__Supplied data__.
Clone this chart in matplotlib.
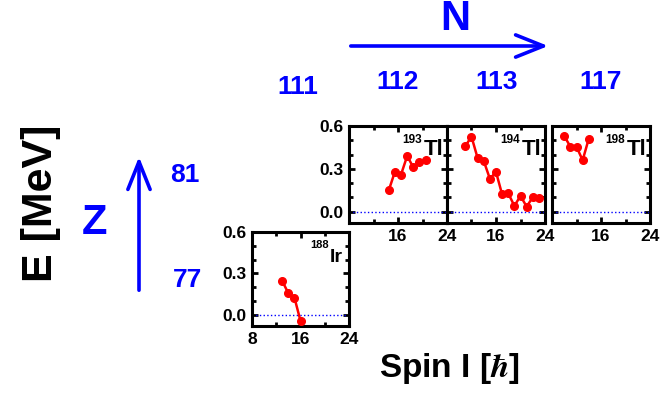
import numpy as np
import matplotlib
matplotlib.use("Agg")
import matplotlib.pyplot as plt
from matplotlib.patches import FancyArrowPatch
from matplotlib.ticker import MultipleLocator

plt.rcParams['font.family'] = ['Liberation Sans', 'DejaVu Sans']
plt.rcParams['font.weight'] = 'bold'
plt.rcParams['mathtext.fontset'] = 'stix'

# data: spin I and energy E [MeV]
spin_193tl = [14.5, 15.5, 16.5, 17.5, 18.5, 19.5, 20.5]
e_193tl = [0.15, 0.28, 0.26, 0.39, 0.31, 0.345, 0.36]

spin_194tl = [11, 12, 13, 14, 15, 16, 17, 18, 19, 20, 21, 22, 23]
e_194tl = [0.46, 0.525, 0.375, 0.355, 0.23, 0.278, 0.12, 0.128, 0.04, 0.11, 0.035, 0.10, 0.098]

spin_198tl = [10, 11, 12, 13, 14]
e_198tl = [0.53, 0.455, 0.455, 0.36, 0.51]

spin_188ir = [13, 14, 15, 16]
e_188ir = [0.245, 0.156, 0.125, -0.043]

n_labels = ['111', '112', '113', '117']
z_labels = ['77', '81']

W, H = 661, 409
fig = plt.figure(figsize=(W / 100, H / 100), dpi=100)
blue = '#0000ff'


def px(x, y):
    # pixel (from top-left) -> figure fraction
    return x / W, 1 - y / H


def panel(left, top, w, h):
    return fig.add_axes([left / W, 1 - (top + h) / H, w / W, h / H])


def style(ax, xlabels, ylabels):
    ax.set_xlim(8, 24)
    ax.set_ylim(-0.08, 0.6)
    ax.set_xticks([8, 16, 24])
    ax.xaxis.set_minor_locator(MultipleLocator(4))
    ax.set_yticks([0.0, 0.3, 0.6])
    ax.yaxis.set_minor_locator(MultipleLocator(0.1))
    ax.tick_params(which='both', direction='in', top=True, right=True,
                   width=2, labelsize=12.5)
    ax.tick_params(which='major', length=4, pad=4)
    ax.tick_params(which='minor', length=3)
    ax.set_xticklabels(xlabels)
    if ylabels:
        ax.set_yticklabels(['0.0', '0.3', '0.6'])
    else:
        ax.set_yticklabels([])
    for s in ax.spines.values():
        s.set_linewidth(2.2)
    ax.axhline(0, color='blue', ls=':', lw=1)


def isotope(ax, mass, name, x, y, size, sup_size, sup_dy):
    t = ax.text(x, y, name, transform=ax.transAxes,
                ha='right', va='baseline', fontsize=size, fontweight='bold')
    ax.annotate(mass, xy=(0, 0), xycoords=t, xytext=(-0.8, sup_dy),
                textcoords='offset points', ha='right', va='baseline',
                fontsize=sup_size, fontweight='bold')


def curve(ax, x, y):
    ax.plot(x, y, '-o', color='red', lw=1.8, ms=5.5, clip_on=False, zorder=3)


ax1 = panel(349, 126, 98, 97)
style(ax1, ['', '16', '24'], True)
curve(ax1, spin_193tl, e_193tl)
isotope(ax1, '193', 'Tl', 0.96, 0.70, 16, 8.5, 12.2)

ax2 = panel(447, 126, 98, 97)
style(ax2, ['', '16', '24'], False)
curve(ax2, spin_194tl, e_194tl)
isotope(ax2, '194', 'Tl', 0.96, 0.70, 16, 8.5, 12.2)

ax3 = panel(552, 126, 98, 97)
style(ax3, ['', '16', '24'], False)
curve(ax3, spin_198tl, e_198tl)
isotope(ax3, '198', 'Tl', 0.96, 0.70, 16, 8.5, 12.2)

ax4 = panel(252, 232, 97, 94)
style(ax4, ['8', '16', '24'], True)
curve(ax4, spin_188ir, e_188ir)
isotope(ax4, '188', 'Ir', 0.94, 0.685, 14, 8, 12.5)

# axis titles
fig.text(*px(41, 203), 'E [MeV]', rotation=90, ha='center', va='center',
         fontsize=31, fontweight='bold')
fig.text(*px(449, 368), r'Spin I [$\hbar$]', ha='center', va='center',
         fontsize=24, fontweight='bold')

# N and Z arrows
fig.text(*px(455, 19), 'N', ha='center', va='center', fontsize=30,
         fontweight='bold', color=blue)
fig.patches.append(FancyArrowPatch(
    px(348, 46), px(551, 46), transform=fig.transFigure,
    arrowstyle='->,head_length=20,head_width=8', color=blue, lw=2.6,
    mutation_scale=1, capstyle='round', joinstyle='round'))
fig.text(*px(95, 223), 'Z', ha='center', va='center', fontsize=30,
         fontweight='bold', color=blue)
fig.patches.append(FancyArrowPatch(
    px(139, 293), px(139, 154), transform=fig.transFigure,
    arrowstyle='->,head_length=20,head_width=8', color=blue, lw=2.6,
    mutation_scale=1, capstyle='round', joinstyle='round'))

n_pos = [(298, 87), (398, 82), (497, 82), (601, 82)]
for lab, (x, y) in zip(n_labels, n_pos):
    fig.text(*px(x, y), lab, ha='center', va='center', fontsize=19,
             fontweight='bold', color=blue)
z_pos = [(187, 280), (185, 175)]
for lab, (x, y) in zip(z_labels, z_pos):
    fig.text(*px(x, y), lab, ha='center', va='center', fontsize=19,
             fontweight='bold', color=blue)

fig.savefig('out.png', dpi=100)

__Task goal__.
Pictures are excluded; output everything else in the data verbatim.

__Result__.
Clone this chart in matplotlib.
import numpy as np
import matplotlib
matplotlib.use("Agg")
import matplotlib.pyplot as plt
from matplotlib.patches import FancyArrowPatch
from matplotlib.ticker import MultipleLocator

plt.rcParams['font.family'] = ['Liberation Sans', 'DejaVu Sans']
plt.rcParams['font.weight'] = 'bold'
plt.rcParams['mathtext.fontset'] = 'stix'

# data: spin I and energy E [MeV]
spin_193tl = [14.5, 15.5, 16.5, 17.5, 18.5, 19.5, 20.5]
e_193tl = [0.15, 0.28, 0.26, 0.39, 0.31, 0.345, 0.36]

spin_194tl = [11, 12, 13, 14, 15, 16, 17, 18, 19, 20, 21, 22, 23]
e_194tl = [0.46, 0.525, 0.375, 0.355, 0.23, 0.278, 0.12, 0.128, 0.04, 0.11, 0.035, 0.10, 0.098]

spin_198tl = [10, 11, 12, 13, 14]
e_198tl = [0.53, 0.455, 0.455, 0.36, 0.51]

spin_188ir = [13, 14, 15, 16]
e_188ir = [0.245, 0.156, 0.125, -0.043]

n_labels = ['111', '112', '113', '117']
z_labels = ['77', '81']

W, H = 661, 409
fig = plt.figure(figsize=(W / 100, H / 100), dpi=100)
blue = '#0000ff'


def px(x, y):
    # pixel (from top-left) -> figure fraction
    return x / W, 1 - y / H


def panel(left, top, w, h):
    return fig.add_axes([left / W, 1 - (top + h) / H, w / W, h / H])


def style(ax, xlabels, ylabels):
    ax.set_xlim(8, 24)
    ax.set_ylim(-0.08, 0.6)
    ax.set_xticks([8, 16, 24])
    ax.xaxis.set_minor_locator(MultipleLocator(4))
    ax.set_yticks([0.0, 0.3, 0.6])
    ax.yaxis.set_minor_locator(MultipleLocator(0.1))
    ax.tick_params(which='both', direction='in', top=True, right=True,
                   width=2, labelsize=12.5)
    ax.tick_params(which='major', length=4, pad=4)
    ax.tick_params(which='minor', length=3)
    ax.set_xticklabels(xlabels)
    if ylabels:
        ax.set_yticklabels(['0.0', '0.3', '0.6'])
    else:
        ax.set_yticklabels([])
    for s in ax.spines.values():
        s.set_linewidth(2.2)
    ax.axhline(0, color='blue', ls=':', lw=1)


def isotope(ax, mass, name, x, y, size, sup_size, sup_dy):
    t = ax.text(x, y, name, transform=ax.transAxes,
                ha='right', va='baseline', fontsize=size, fontweight='bold')
    ax.annotate(mass, xy=(0, 0), xycoords=t, xytext=(-0.8, sup_dy),
                textcoords='offset points', ha='right', va='baseline',
                fontsize=sup_size, fontweight='bold')


def curve(ax, x, y):
    ax.plot(x, y, '-o', color='red', lw=1.8, ms=5.5, clip_on=False, zorder=3)


ax1 = panel(349, 126, 98, 97)
style(ax1, ['', '16', '24'], True)
curve(ax1, spin_193tl, e_193tl)
isotope(ax1, '193', 'Tl', 0.96, 0.70, 16, 8.5, 12.2)

ax2 = panel(447, 126, 98, 97)
style(ax2, ['', '16', '24'], False)
curve(ax2, spin_194tl, e_194tl)
isotope(ax2, '194', 'Tl', 0.96, 0.70, 16, 8.5, 12.2)

ax3 = panel(552, 126, 98, 97)
style(ax3, ['', '16', '24'], False)
curve(ax3, spin_198tl, e_198tl)
isotope(ax3, '198', 'Tl', 0.96, 0.70, 16, 8.5, 12.2)

ax4 = panel(252, 232, 97, 94)
style(ax4, ['8', '16', '24'], True)
curve(ax4, spin_188ir, e_188ir)
isotope(ax4, '188', 'Ir', 0.94, 0.685, 14, 8, 12.5)

# axis titles
fig.text(*px(41, 203), 'E [MeV]', rotation=90, ha='center', va='center',
         fontsize=31, fontweight='bold')
fig.text(*px(449, 368), r'Spin I [$\hbar$]', ha='center', va='center',
         fontsize=24, fontweight='bold')

# N and Z arrows
fig.text(*px(455, 19), 'N', ha='center', va='center', fontsize=30,
         fontweight='bold', color=blue)
fig.patches.append(FancyArrowPatch(
    px(348, 46), px(551, 46), transform=fig.transFigure,
    arrowstyle='->,head_length=20,head_width=8', color=blue, lw=2.6,
    mutation_scale=1, capstyle='round', joinstyle='round'))
fig.text(*px(95, 223), 'Z', ha='center', va='center', fontsize=30,
         fontweight='bold', color=blue)
fig.patches.append(FancyArrowPatch(
    px(139, 293), px(139, 154), transform=fig.transFigure,
    arrowstyle='->,head_length=20,head_width=8', color=blue, lw=2.6,
    mutation_scale=1, capstyle='round', joinstyle='round'))

n_pos = [(298, 87), (398, 82), (497, 82), (601, 82)]
for lab, (x, y) in zip(n_labels, n_pos):
    fig.text(*px(x, y), lab, ha='center', va='center', fontsize=19,
             fontweight='bold', color=blue)
z_pos = [(187, 280), (185, 175)]
for lab, (x, y) in zip(z_labels, z_pos):
    fig.text(*px(x, y), lab, ha='center', va='center', fontsize=19,
             fontweight='bold', color=blue)

fig.savefig('out.png', dpi=100)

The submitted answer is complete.